Die absolute Mehrheit der CDU scheint dahin zu sein – das signalisieren jedenfalls die Umfragen. Die Werte für die SPD bewegen sich heute in Hessen über denen im Bund, was jedoch auch nur bedeutet: um die 30 Prozent. Doch die Sozis wittern Morgenluft, das hilft ihnen, sich nach den Machtkämpfen des vergangenen Jahres zusammen zu raufen. Ihren ehemaligen Widersacher Jürgen Walter hat Andrea Ypsilanti in ihr "Zukunftsteam" eingebunden, er soll nach dem erhofften Wahlsieg Innenminister werden und innerparteilich den enttäuschten rechten Flügel befrieden.

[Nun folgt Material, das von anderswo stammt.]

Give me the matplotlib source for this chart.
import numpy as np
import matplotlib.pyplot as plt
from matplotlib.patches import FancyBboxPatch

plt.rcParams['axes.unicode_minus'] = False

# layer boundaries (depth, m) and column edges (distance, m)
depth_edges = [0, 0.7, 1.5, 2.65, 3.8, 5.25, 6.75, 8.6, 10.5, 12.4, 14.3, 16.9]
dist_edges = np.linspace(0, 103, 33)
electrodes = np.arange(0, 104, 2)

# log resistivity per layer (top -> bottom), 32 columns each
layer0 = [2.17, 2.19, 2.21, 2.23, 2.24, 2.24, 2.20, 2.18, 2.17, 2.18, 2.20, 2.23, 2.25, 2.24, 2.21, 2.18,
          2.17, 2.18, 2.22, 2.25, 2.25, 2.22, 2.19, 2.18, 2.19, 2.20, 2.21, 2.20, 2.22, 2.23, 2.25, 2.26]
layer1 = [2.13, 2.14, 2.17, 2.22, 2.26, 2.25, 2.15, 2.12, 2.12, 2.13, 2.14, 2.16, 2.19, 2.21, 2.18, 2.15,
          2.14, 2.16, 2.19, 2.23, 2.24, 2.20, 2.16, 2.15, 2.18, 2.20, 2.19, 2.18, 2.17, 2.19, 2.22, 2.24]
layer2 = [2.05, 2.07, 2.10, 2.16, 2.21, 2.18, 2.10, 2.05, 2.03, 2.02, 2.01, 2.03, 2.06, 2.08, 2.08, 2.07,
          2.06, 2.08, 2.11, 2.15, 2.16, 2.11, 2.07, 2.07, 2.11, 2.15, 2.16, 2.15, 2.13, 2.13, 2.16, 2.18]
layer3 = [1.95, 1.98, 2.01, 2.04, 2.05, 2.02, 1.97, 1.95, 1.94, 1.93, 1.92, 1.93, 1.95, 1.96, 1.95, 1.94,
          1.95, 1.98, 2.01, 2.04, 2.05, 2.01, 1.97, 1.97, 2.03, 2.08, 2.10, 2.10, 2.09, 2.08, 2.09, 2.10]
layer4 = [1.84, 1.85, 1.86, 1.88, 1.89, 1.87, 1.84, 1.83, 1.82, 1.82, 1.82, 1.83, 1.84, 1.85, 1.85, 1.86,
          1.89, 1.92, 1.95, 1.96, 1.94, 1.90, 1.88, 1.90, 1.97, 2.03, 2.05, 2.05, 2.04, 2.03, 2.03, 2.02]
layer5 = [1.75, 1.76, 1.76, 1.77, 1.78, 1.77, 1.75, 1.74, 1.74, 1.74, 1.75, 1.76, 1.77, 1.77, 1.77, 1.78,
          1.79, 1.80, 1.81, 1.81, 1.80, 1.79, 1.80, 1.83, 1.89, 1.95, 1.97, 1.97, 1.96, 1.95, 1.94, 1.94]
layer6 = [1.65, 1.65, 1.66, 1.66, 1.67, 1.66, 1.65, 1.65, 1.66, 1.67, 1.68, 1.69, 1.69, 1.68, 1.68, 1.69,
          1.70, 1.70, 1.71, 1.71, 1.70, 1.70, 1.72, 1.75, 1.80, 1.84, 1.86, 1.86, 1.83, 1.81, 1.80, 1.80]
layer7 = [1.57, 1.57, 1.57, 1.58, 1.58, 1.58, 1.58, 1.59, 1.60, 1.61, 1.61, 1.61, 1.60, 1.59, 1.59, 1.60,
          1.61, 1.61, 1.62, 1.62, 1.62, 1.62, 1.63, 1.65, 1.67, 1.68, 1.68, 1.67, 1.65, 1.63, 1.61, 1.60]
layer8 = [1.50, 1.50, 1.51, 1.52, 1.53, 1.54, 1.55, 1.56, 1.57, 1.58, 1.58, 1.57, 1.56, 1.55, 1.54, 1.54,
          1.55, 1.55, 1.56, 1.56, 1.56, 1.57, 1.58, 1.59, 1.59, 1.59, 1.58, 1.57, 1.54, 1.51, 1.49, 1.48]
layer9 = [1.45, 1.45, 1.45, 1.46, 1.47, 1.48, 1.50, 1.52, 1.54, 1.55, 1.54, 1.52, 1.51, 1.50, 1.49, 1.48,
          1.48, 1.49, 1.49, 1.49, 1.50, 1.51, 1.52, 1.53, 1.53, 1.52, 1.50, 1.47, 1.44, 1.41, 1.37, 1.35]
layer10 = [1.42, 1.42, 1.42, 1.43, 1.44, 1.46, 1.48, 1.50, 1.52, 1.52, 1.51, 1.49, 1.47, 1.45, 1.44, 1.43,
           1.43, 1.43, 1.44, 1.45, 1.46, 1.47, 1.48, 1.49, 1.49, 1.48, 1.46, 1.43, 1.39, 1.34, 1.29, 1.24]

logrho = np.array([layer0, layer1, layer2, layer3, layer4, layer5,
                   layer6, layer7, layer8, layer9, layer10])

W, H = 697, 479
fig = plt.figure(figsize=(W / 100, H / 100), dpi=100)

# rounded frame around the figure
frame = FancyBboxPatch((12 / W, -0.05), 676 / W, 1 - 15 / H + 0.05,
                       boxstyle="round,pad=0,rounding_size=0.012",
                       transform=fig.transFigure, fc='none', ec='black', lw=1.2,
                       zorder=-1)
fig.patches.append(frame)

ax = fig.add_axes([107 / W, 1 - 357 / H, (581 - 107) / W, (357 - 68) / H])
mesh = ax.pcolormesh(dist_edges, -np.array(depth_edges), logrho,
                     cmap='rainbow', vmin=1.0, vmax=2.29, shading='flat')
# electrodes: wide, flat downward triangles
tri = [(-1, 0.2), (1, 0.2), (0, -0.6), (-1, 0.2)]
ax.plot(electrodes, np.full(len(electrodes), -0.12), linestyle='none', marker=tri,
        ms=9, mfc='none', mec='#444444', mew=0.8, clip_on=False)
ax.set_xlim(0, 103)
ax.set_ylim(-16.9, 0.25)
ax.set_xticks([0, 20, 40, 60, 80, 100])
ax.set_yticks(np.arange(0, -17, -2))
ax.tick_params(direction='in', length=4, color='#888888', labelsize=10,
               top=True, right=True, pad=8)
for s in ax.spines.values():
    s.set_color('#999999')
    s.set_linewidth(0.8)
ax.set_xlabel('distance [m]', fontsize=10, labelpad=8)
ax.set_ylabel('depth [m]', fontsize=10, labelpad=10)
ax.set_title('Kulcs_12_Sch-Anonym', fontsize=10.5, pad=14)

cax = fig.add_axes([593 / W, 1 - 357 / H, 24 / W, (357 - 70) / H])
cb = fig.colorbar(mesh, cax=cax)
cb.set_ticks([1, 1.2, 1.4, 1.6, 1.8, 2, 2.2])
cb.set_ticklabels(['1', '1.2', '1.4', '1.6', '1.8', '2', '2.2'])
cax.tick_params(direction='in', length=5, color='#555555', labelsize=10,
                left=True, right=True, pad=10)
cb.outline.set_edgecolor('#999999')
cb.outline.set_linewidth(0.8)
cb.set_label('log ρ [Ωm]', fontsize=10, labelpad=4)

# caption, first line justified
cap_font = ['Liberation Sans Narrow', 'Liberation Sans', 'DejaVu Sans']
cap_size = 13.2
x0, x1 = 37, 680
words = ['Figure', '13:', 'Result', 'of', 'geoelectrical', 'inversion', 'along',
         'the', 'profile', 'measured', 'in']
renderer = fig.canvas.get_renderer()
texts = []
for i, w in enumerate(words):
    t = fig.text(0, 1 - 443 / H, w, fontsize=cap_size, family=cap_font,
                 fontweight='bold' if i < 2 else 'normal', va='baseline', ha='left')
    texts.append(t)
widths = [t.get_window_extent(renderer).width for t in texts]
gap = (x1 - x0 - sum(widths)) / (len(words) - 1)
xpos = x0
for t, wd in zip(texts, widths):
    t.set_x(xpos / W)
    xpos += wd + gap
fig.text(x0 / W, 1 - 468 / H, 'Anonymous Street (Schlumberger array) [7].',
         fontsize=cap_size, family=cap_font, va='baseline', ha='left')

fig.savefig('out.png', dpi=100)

Ihr Schattenminister für Wirtschaft und Umwelt ist Hermann Scheer, Präsident der europäischen Vereinigung Eurosolar und gilt als der deutsche Solarenergie-Papst. Die Frau mit der erneuerbaren Energie, das scheint auch auf die Art und Weise zuzutreffen, wie Andrea Ypsilanti ihr Arbeitspensum bewältigt. Während Wieczorek-Zeuls Geburtstagsgäste bei Sekt und Häppchen parlieren, sitzt die hessische SPD-Spitzendkandidatin längst wieder in ihrem Landtagsbüro und arbeitet Aktenberge ab, danach: weitere Wahlkampftermine.

Einsilbig reagiert sie auf die Frage, ob ihre prophylaktische Absage an jegliche Gespräche mit der Linken glaubwürdig sei. Koalition oder zumindest Tolerierung, die einzige Machtoption für Rot-Grün, skandieren die WahlkampfstrategInnen der Hessen-CDU unablässig. "Das nervt, ich habe alles dazu gesagt", erklärt Andrea Ypsilanti. "Frauenpolitisch ist die Linke übrigens Brachland", schiebt sie nach.

In Ypsilantis Schattenkabinett sind die Bereiche Justiz, Europa und Soziales weiblich besetzt. Als Frauen- und Gleichstellungs-Beauftragte soll die promovierte Politikwissenschaftlerin Judith Pauly-Bender (50) in die Staatskanzlei einziehen. Die Mitbegründerin des Frauenhauses in Offenbach hat mit Blick auf die Regierungszeit von Roland Koch und dessen auch finanziell "minimalistische Frauenpolitik" die Parole ausgegeben: "Neun Jahre Lila Pause sind genug."

Übrigens, eine gutbürgerliche Homestory, wie sie die Bunte über Roland Koch und seiner Frau Anke brachte, werden die Medien Andrea Ypsilanti nicht bekommen. "Ich stehe zu meiner Zwei-Familien-Wohngemeinschaft, in der vier Berufstätige drei Kinder erziehen. Auch, weil es so einfacher ist, Familie und Beruf zu vereinbaren", sagt Hessens SPD-Spitzenkandidatin. Aber: "Privates muss privat bleiben."